Texas has not only made executing prisoners something of an art form, but is getting downright chintzy when it comes to providing the condemned a last meal.
No other state is close when it comes to sending criminals to meet their maker. Since 1976, Texas has executed 475. Virginia's a very distant second with 109.
Texas' governor, Rick Perry, is the undisputed champ when it comes to sheer volume in seeing folks off on their last mile. In Perry's 11-year tenure, Texas has executed 235 people, an average of more than 21 per year.
In the term of Perry's immediate predecessor, George W. Bush (a governor Perry would like to follow into the White House), the state executed 152, an average of more than 30 per year.
You may support the death penalty or you may not, but there's no denying there's a protocol that should be followed when it comes to that sort of thing.
Winston Churchill, in a different context _ defending a formal letter declaring war on Japan in 1941 _ said: "When you have to kill a man, it costs nothing to be polite."
So, depending on your circumstances, if you're going to be executed, you should be able to count on at least the following:
"¢ A blindfold.
"¢ A cigarette.
"¢ A last request.
"¢ Whatever you want for your last meal.
Not so fast, if you're living on death row in the Lone Star State.
It seems an inmate named Lawrence Russell Brewer ruined it for everybody Texas might bump off in the future when he ticked off a state legislator last week.
Brewer, you might recall, was involved in the heinous 1998 hate-crime dragging death of James Byrd Jr.
For his last meal, Brewer asked for two chicken fried steaks, a triple-meat bacon cheeseburger, fried okra, a pound of barbecue, three fajitas, a meat lover's pizza, a pint of ice cream and a slab of peanut butter fudge with crushed peanuts.
Then, according to prison officials, he didn't eat any of it.
This burden on Texas' $164.5 billion two-year state budget did not sit well with Democratic state Sen. John Whitmire, chairman of the Senate Criminal Justice Committee.
"It is extremely inappropriate to give a person sentenced to death such a privilege," Whitmire wrote in a letter to Brad Livingston, the executive director of the Texas Department of Criminal Justice.
So much for last-meal requests in Texas.
"Effective immediately, no such accommodations will be made," Livingston said a few hours after hearing from Whitmire. "They will receive the same meal served to other offenders on the unit."
Yeah, what an ingrate, going off to his lethal injection without eating his dinner.
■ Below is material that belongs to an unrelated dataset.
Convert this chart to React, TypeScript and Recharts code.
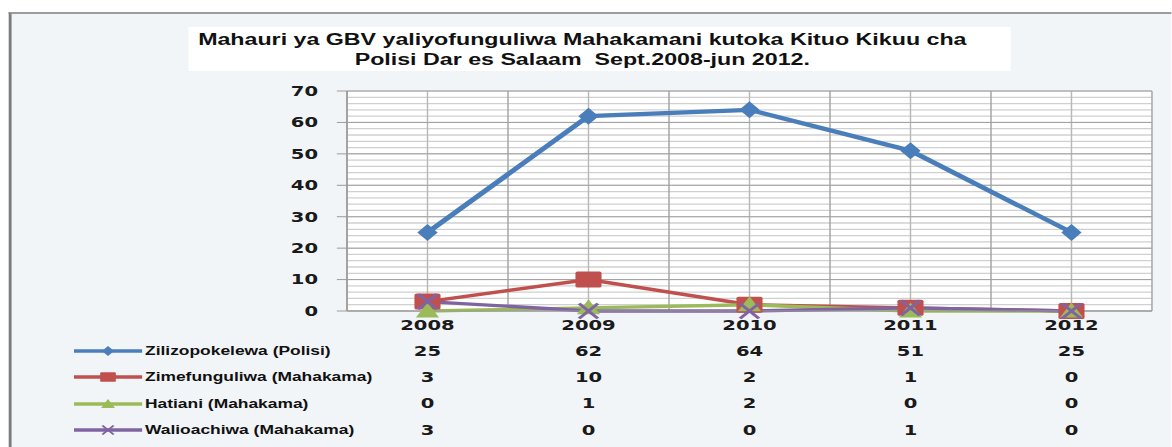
import { LineChart, Line, XAxis, YAxis, CartesianGrid } from "recharts";

// the reference picture is stretched sideways, so the whole chart is drawn narrow and widened
const STRETCH = 1.45;
const W = 1172 / STRETCH;
const H = 447;
const PLOT = { left: 347 / STRETCH, right: 1152 / STRETCH, top: 91, bottom: 311 };
const PAD = (PLOT.right - PLOT.left) / 10;

const years = ["2008", "2009", "2010", "2011", "2012"];
const zilizopokelewa = [25, 62, 64, 51, 25];
const zimefunguliwa = [3, 10, 2, 1, 0];
const hatiani = [0, 1, 2, 0, 0];
const walioachiwa = [3, 0, 0, 1, 0];

const Y_MAX = 70;
const yTicks = [0, 10, 20, 30, 40, 50, 60, 70];
const minorY = Array.from({ length: 36 }, (_, i) => i * 2);

const titleLines = [
  "Mahauri ya GBV yaliyofunguliwa Mahakamani kutoka Kituo Kikuu cha",
  "Polisi Dar es Salaam  Sept.2008-jun 2012.",
];

type Shape = "diamond" | "square" | "triangle" | "x";

const series: { key: string; name: string; color: string; shape: Shape; values: number[]; width: number }[] = [
  { key: "zilizopokelewa", name: "Zilizopokelewa (Polisi)", color: "#4a7ebb", shape: "diamond", values: zilizopokelewa, width: 4.2 },
  { key: "zimefunguliwa", name: "Zimefunguliwa (Mahakama)", color: "#c0504d", shape: "square", values: zimefunguliwa, width: 3.4 },
  { key: "hatiani", name: "Hatiani (Mahakama)", color: "#9bbb59", shape: "triangle", values: hatiani, width: 3.4 },
  { key: "walioachiwa", name: "Walioachiwa (Mahakama)", color: "#8064a2", shape: "x", values: walioachiwa, width: 3.4 },
];

const data = years.map((year, i) => {
  const row: Record<string, string | number> = { year };
  series.forEach((s) => (row[s.key] = s.values[i]));
  return row;
});

const numFont = { fontFamily: "'DejaVu Sans', Verdana, sans-serif", fontWeight: 700, fontSize: 13.5, fill: "#1a1a1a" };

function Marker({ shape, cx, cy, color, k = 1 }: { shape: Shape; cx: number; cy: number; color: string; k?: number }) {
  if (shape === "diamond") {
    return (
      <polygon
        points={`${cx},${cy - 8.5 * k} ${cx + 7 * k},${cy} ${cx},${cy + 8.5 * k} ${cx - 7 * k},${cy}`}
        fill={color}
      />
    );
  }
  if (shape === "square") {
    return <rect x={cx - 9 * k} y={cy - 8 * k} width={18 * k} height={16 * k} rx={1.5 * k} fill={color} />;
  }
  if (shape === "triangle") {
    return <polygon points={`${cx},${cy - 8.5 * k} ${cx + 8 * k},${cy + 6.5 * k} ${cx - 8 * k},${cy + 6.5 * k}`} fill={color} />;
  }
  return (
    <g stroke={color} strokeWidth={2.6 * k}>
      <line x1={cx - 6.5 * k} y1={cy - 7.5 * k} x2={cx + 6.5 * k} y2={cy + 7.5 * k} />
      <line x1={cx - 6.5 * k} y1={cy + 7.5 * k} x2={cx + 6.5 * k} y2={cy - 7.5 * k} />
    </g>
  );
}

function YTick({ x, y, payload }: any) {
  return (
    <text x={x} y={y} textAnchor="end" dominantBaseline="central" {...numFont}>
      {payload.value}
    </text>
  );
}

// year label plus the data table column underneath it
function YearTick({ x, y, payload }: any) {
  const i = years.indexOf(String(payload.value));
  return (
    <g>
      <text x={x} y={y + 14} textAnchor="middle" dominantBaseline="central" {...numFont}>
        {payload.value}
      </text>
      {series.map((s, r) => (
        <text key={s.key} x={x} y={y + 40 + r * 26.3} textAnchor="middle" dominantBaseline="central" {...numFont}>
          {s.values[i]}
        </text>
      ))}
    </g>
  );
}

function plotBox(offset: any) {
  return {
    left: offset?.left ?? PLOT.left,
    top: offset?.top ?? PLOT.top,
    width: offset?.width ?? PLOT.right - PLOT.left,
    height: offset?.height ?? PLOT.bottom - PLOT.top,
  };
}

const yPixels = (values: number[]) => ({ offset }: any) => {
  const b = plotBox(offset);
  return values.map((v) => b.top + b.height * (1 - v / Y_MAX));
};

// category centres, and the band edges half a step either side
const xPixels = (edges: boolean) => ({ offset }: any) => {
  const b = plotBox(offset);
  const step = (b.width - 2 * PAD) / (years.length - 1);
  const centres = years.map((_, i) => b.left + PAD + i * step);
  return edges ? [centres[0] - step / 2, ...centres.map((c) => c + step / 2)] : centres;
};

export default function App() {
  return (
    <div
      style={{
        position: "absolute",
        left: 0,
        top: 0,
        width: W,
        height: H,
        background: "#fff",
        overflow: "hidden",
        transform: `scaleX(${STRETCH})`,
        transformOrigin: "0 0",
      }}
    >
      <div
        style={{
          position: "absolute",
          left: 8 / STRETCH,
          top: 12,
          right: 0,
          bottom: 0,
          background: "#f2f5f8",
          borderTop: "2px solid #9c9c9c",
          borderLeft: `${3.5 / STRETCH}px solid #7d7d7d`,
        }}
      />
      <div
        style={{
          position: "absolute",
          left: 188 / STRETCH,
          top: 27,
          width: 822 / STRETCH,
          height: 44,
          background: "#fff",
          boxSizing: "border-box",
          paddingTop: 3,
          paddingRight: 23,
          textAlign: "center",
          fontFamily: "'Liberation Sans', Arial, sans-serif",
          fontWeight: 700,
          fontSize: 16,
          lineHeight: "20px",
          color: "#111",
          whiteSpace: "pre",
        }}
      >
        {titleLines.map((t) => (
          <div key={t}>{t}</div>
        ))}
      </div>

      <div style={{ position: "absolute", left: 0, top: 0 }}>
        <LineChart
          width={W}
          height={H}
          data={data}
          margin={{ top: PLOT.top, right: W - PLOT.right, bottom: 0, left: PLOT.left - 50 }}
        >
          <CartesianGrid
            fill="#fff"
            stroke="#d0d0d0"
            strokeWidth={1.3}
            vertical={false}
            horizontalCoordinatesGenerator={yPixels(minorY)}
          />
          <CartesianGrid stroke="#b8b8b8" horizontal={false} verticalCoordinatesGenerator={xPixels(false)} />
          <CartesianGrid
            stroke="#a3a3a3"
            horizontalCoordinatesGenerator={yPixels(yTicks)}
            verticalCoordinatesGenerator={xPixels(true)}
          />
          <XAxis
            dataKey="year"
            height={H - PLOT.bottom}
            interval={0}
            tickSize={0}
            tickMargin={0}
            tickLine={false}
            axisLine={{ stroke: "#9a9a9a" }}
            padding={{ left: PAD, right: PAD }}
            tick={<YearTick />}
          />
          <YAxis
            width={50}
            domain={[0, Y_MAX]}
            ticks={yTicks}
            interval={0}
            tickSize={7}
            tickMargin={13}
            stroke="#9a9a9a"
            tick={<YTick />}
          />
          {series.map((s) => (
            <Line
              key={s.key}
              dataKey={s.key}
              name={s.name}
              type="linear"
              stroke={s.color}
              strokeWidth={s.width}
              isAnimationActive={false}
              dot={(p: any) => <Marker key={`${s.key}-${p.index}`} shape={s.shape} cx={p.cx} cy={p.cy} color={s.color} />}
              activeDot={false}
            />
          ))}
        </LineChart>
      </div>

      <div style={{ position: "absolute", left: 51, top: 351 - 13 }}>
        {series.map((s) => (
          <div key={s.key} style={{ height: 26.3, display: "flex", alignItems: "center" }}>
            <svg width={48} height={16} style={{ display: "block" }}>
              <line x1={0} y1={8} x2={47} y2={8} stroke={s.color} strokeWidth={3.5} />
              <Marker shape={s.shape} cx={23.5} cy={8} color={s.color} k={0.6} />
            </svg>
            <span
              style={{
                marginLeft: 1,
                fontFamily: "'Liberation Sans', Arial, sans-serif",
                fontWeight: 700,
                fontSize: 12,
                color: "#111",
                whiteSpace: "pre",
              }}
            >
              {s.name}
            </span>
          </div>
        ))}
      </div>
    </div>
  );
}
"It's long overdue," Whitmire told The Associated Press. "This old boy last night, enough is enough. We're fixing to execute the guy and maybe it makes the system feel good about what they're fixing to do. Kind of hypocritical, you reckon?"
Yeah, we reckon.
But still, the idea of the condemned getting a last meal goes back at least to ancient Greece.
A Grecian urn that I recently unearthed in my backyard reveals the following account of a last-meal conversation just before the 399 B.C. execution of Socrates.
"Socrates, what in the name of Zeus are you eating?"
The elderly philosopher looks up to see his young student, Plato.
"A little Spanakopita," Socrates replies. "What's so terrible?"
"Spanakopita? Spanakopita?" says Plato incredulously. "That stuff will kill you. Do you know what's in Spanakopita?"
"Do I know what's in Spanakopita?" Socrates replies scornfully. "Of course I do. A little chopped spinach, some feta cheese, maybe a little ricotta cheese, too, some onions, scallions and eggs wrapped in phyllo pastry with butter and olive oil.
"Don't be such a schlemiel, Plato. Didn't I say at my trial that 'the unexamined life is not worth living for a human being?' Well, the same goes for unexamined _ and uneaten _ Spanakopita."
"Fat lot of good that testimony did you," says Plato. "They sentenced you to drink hemlock. Better you should be eating something better for you, like a nice moussaka with artichokes and zucchini."
"You know," says Socrates" "Listening to you nag is making the thought of drinking hemlock a lot more inviting."
"All right, Mr. Big Shot Philosopher," says Plato, "do you have a last request?"
"Well sure," says the old sage. "My last request is that no society ever becomes so petty and cheap that it denies a condemned man _ no matter what his crime _ whatever he wants for a last meal."